El Supremo confiesa su impotencia

La sentencia del Tribunal Supremo español absolviendo a Baltasar Garzón es una buena noticia solo en tanto que no contribuye a empeorar la situación en la que este se encuentra. Sin embargo, una lectura atenta de la misma causa una profunda decepción al constatarse la falta de creatividad y voluntad justiciera de tan alto tribunal.

Los magistrados reconocen la legitimidad de las exigencias de las víctimas del franquismo. Las víctimas —dice la sentencia— tienen el "derecho a saber" lo ocurrido con sus familiares, y su búsqueda de efectivo amparo se justifica. Por mayoría, los magistrados deciden que Garzón no hizo sino responder razonablemente a tal demanda, aunque utilizando un enfoque doctrinal que el Supremo no comparte y califica, por tanto, de "error". El tribunal se muestra al día en relación a tendencias modernas y se hace parte de una creciente jurisprudencia en torno al "derecho a la verdad" (también denominado, en otros países, "derecho a saber" o "derecho al duelo"). Lamentablemente, opta por una interpretación empobrecida de este derecho y lo limita a una "verdad histórica": un ejercicio académico abierto a interpretación y debate, que corresponde a los historiadores, no a los jueces.

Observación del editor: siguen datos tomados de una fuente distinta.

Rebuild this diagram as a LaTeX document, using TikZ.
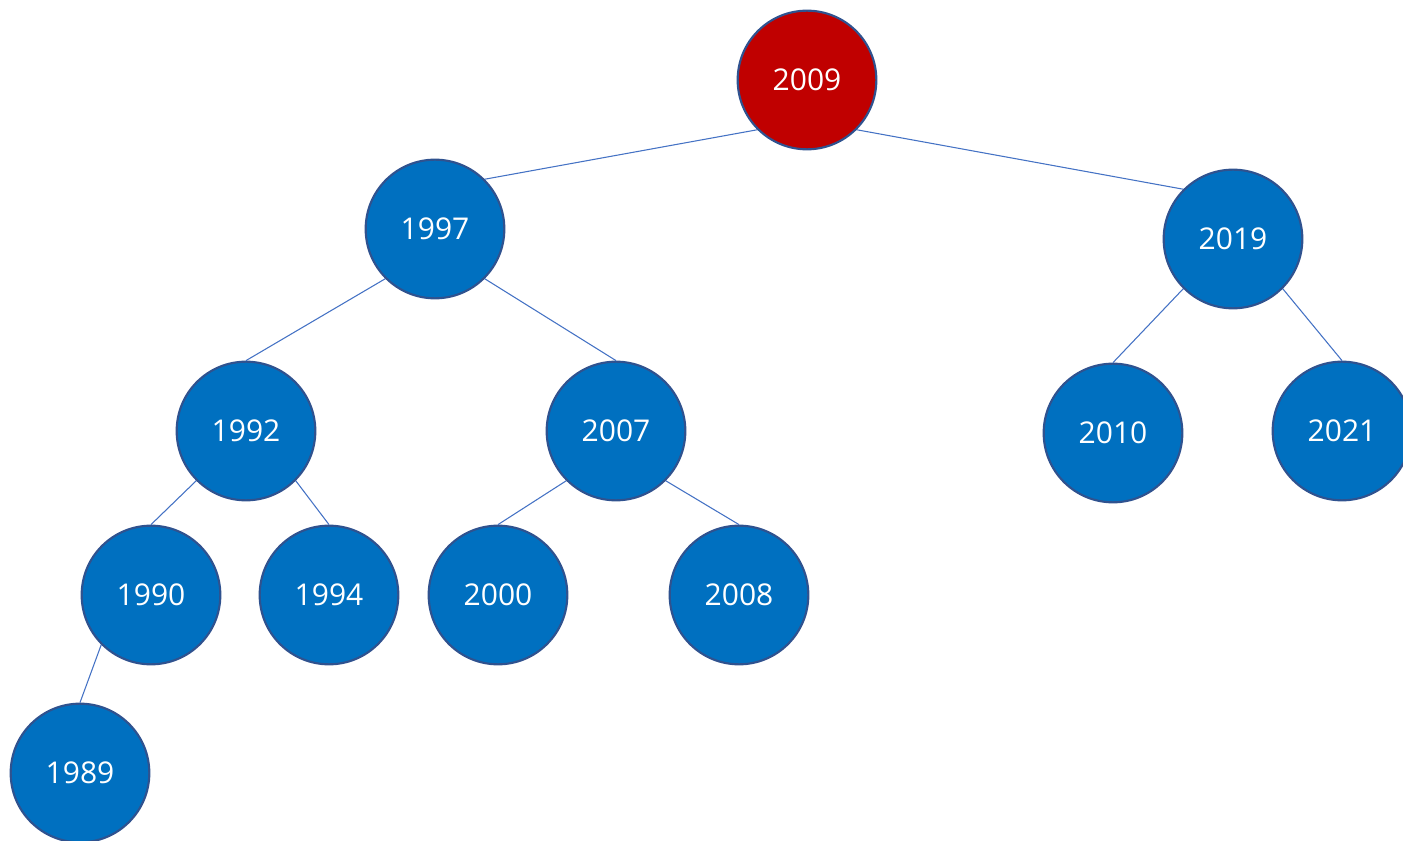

El trabajo de los tribunales de justicia, dice el Supremo, se limita a esclarecer la "verdad judicial", entendida como la determinación de la responsabilidad penal del encausado, y nada más. Para defender sus derechos, las víctimas deben conformarse con el marco legal doméstico que la evolución política de España hizo posible y no con el marco legal internacional que el mismo tribunal reconoce como resultado del progreso de la civilización.

Tan conservadora postura es inexplicable en un país en el que —precisamente como efecto de un marco legal insuficiente o negador de derechos— no se tiene siquiera una cifra oficial de muertos y desaparecidos. Inexplicable es también que el Supremo arrincone como "verdad histórica" el pedido concreto de los familiares de los represaliados. Ellos han dicho con transparencia que no buscan un libro de historia para sus anaqueles: buscan restos humanos ilegalmente ocultados, para llorarlos. Es el reclamo de Antígona al rey Creonte, quien no permitía el entierro digno del combatiente derrotado; es un mero signo de civilización que acompaña a la humanidad desde que esta es tal.

Para el Supremo, sin embargo, la identificación legal de los desaparecidos, esto es, la recuperación de su identidad como ciudadanos españoles, es asunto sobre el que la justicia no tiene competencia. El tribunal se niega siquiera a considerar la opción de "juicios de la verdad" para esclarecer los hechos, tal como ocurriese en Argentina durante los años de vigencia de las leyes de amnistía, y lo hace apelando a razones meramente doctrinarias: tal modelo no encaja con la concepción del derecho penal de los magistrados.

Quizá este proceso se recuerde en el futuro, no por la sentencia absolutoria, sino por haber sido la primera vez en que las víctimas tuvieron la oportunidad de declarar y ser reconocidas como tales frente a un tribunal de su propio país. Pero es penoso constatar que el tribunal recibe esas voces solo a título de inventario; remite a las víctimas a tentar suerte en las contingencias de la política parlamentaria y les da una condescendiente lección de derecho penal.

Triste situación para un Tribunal Supremo: declararse impotente para amparar un principio básico de la civilización y —como consecuencia— reducir el esfuerzo de Garzón de servir a la justicia a un mero error interpretativo; una chapuza de estudiante confundido. El magistrado discrepante, José Manuel Maza Martín —que hubiera condenado a Garzón— incluso se indigna de haber tenido que escuchar a las víctimas: le parece una prueba "ociosa", una vergüenza "que se haya podido plantear siquiera la duda" de que los jueces creyeran en la validez de sus derechos. Pero, igual que la mayoría, su forma de reconocer tal derecho es negarlo.

Supongo que si las víctimas tuvieran una segunda oportunidad de aparecer ante el tribunal repetirían, con Antígona, que los decretos del poder no pueden tener "tanta fuerza como para permitirle al hombre ignorar las leyes no escritas, inmutables, de los dioses; pues su vigencia no es de hoy ni de ayer, sino de siempre". En tanto España siga ignorando sus obligaciones, en tanto se obstine en ser un Creonte impotente para corregir su propia injusticia, tendrá que seguir escuchando esas palabras.

Por Eduardo González, director del programa de Verdad y Memoria del Centro Internacional para la Justicia Transicional. Ha trabajado en iniciativas de búsqueda de la verdad en Perú, los Balcanes, Marruecos, Liberia, Canadá y Timor Oriental.